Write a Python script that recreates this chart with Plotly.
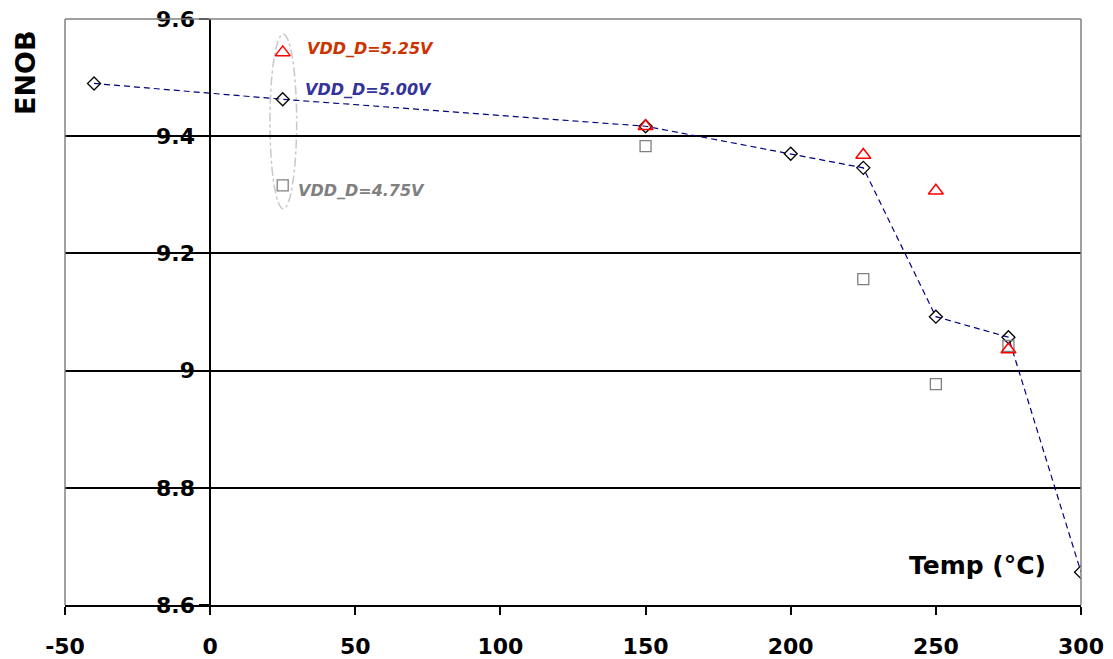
import plotly.graph_objects as go

# Data
temp_500 = [-40, 25, 150, 200, 225, 250, 275, 300]
enob_500 = [9.490, 9.463, 9.417, 9.370, 9.346, 9.092, 9.057, 8.656]

temp_525 = [25, 150, 225, 250, 275]
enob_525 = [9.543, 9.417, 9.368, 9.307, 9.036]

temp_475 = [25, 150, 225, 250, 275]
enob_475 = [9.316, 9.383, 9.156, 8.977, 9.042]

x_ticks = [-50, 0, 50, 100, 150, 200, 250, 300]
x_tick_text = ["-50", "0", "50", "100", "150", "200", "250", "300"]
y_ticks = [8.6, 8.8, 9.0, 9.2, 9.4, 9.6]
y_tick_text = ["8.6", "8.8", "9", "9.2", "9.4", "9.6"]

FONT = "DejaVu Sans, Arial, sans-serif"

fig = go.Figure()

fig.add_trace(go.Scatter(
    x=temp_500, y=enob_500, mode="lines+markers", name="VDD_D=5.00V",
    line=dict(color="#000080", width=1.2, dash="6px,4px"),
    marker=dict(symbol="diamond-open", size=10, color="black", line=dict(width=1.3)),
))
fig.add_trace(go.Scatter(
    x=temp_475, y=enob_475, mode="markers", name="VDD_D=4.75V",
    marker=dict(symbol="square-open", size=11, color="#808080", line=dict(width=1.3)),
))
fig.add_trace(go.Scatter(
    x=temp_525, y=enob_525, mode="markers", name="VDD_D=5.25V",
    marker=dict(symbol="triangle-up-open", size=13, color="#FF0000", line=dict(width=1.5)),
))

# page body has an 8px margin; compensate so the plot area lands at (65,19)-(1081,605)
fig.update_layout(
    width=1105, height=651,
    margin=dict(l=57, r=32, t=11, b=54, autoexpand=False),
    paper_bgcolor="white", plot_bgcolor="white",
    showlegend=False,
    font=dict(family=FONT, color="black"),
    xaxis=dict(
        range=[-50, 300], tickvals=x_ticks, ticktext=x_tick_text,
        showgrid=False, zeroline=False, automargin=False,
        showline=True, linecolor="black", linewidth=1.5,
        ticks="outside", ticklen=8, tickcolor="black", tickwidth=1.5,
        tickfont=dict(size=22, family=FONT, weight="bold"),
        ticklabelstandoff=13, ticklabeloverflow="allow",
    ),
    yaxis=dict(
        range=[8.6, 9.6], tickvals=y_ticks, ticktext=y_tick_text,
        showgrid=True, gridcolor="black", gridwidth=1.5,
        zeroline=False, anchor="free", position=50 / 350, automargin=False,
        showline=True, linecolor="black", linewidth=1.5,
        ticks="outside", ticklen=10, tickcolor="black", tickwidth=1.5,
        tickfont=dict(size=22, family=FONT, weight="bold"),
        ticklabeloverflow="allow",
    ),
)

# plot border (gray)
for x0, y0, x1, y1 in [(0, 0, 0, 1), (0, 1, 1, 1), (1, 0, 1, 1)]:
    fig.add_shape(type="line", xref="paper", yref="paper", x0=x0, y0=y0, x1=x1, y1=y1,
                  line=dict(color="#808080", width=1.5), layer="above")

# ellipse around 25 C points
fig.add_shape(type="circle", xref="x", yref="y", x0=20.6, x1=29.8, y0=9.276, y1=9.574,
              line=dict(color="#C8C8C8", width=1.5, dash="dashdot"), layer="below")

fig.add_annotation(x=32.7, y=9.5505, xref="x", yref="y", text="<b><i>VDD_D=5.25V</i></b>",
                   showarrow=False, xanchor="left", yanchor="middle",
                   font=dict(size=16, color="#CC3300", family=FONT))
fig.add_annotation(x=32.0, y=9.4805, xref="x", yref="y", text="<b><i>VDD_D=5.00V</i></b>",
                   showarrow=False, xanchor="left", yanchor="middle",
                   font=dict(size=16, color="#333399", family=FONT))
fig.add_annotation(x=29.6, y=9.308, xref="x", yref="y", text="<b><i>VDD_D=4.75V</i></b>",
                   showarrow=False, xanchor="left", yanchor="middle",
                   font=dict(size=16, color="#808080", family=FONT))

fig.add_annotation(x=288.6, y=8.668, xref="x", yref="y", text="<b>Temp (°C)</b>",
                   showarrow=False, xanchor="right", yanchor="middle",
                   font=dict(size=25, color="black", family=FONT))

fig.add_annotation(x=(25 - 65) / 1016, y=(605 - 73) / 586, xref="paper", yref="paper",
                   text="<b>ENOB</b>", showarrow=False, textangle=-90,
                   xanchor="center", yanchor="middle",
                   font=dict(size=27, color="black", family=FONT))

fig.write_html("out.html")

───

Pictures stay out. Repeat only the lines from the beginning of the data through the line that has "enob_475 = [9.316, 9.383, 9.156, 8.977, 9.042]".

> **The reply**:
Write a Python script that recreates this chart with Plotly.
import plotly.graph_objects as go

# Data
temp_500 = [-40, 25, 150, 200, 225, 250, 275, 300]
enob_500 = [9.490, 9.463, 9.417, 9.370, 9.346, 9.092, 9.057, 8.656]

temp_525 = [25, 150, 225, 250, 275]
enob_525 = [9.543, 9.417, 9.368, 9.307, 9.036]

temp_475 = [25, 150, 225, 250, 275]
enob_475 = [9.316, 9.383, 9.156, 8.977, 9.042]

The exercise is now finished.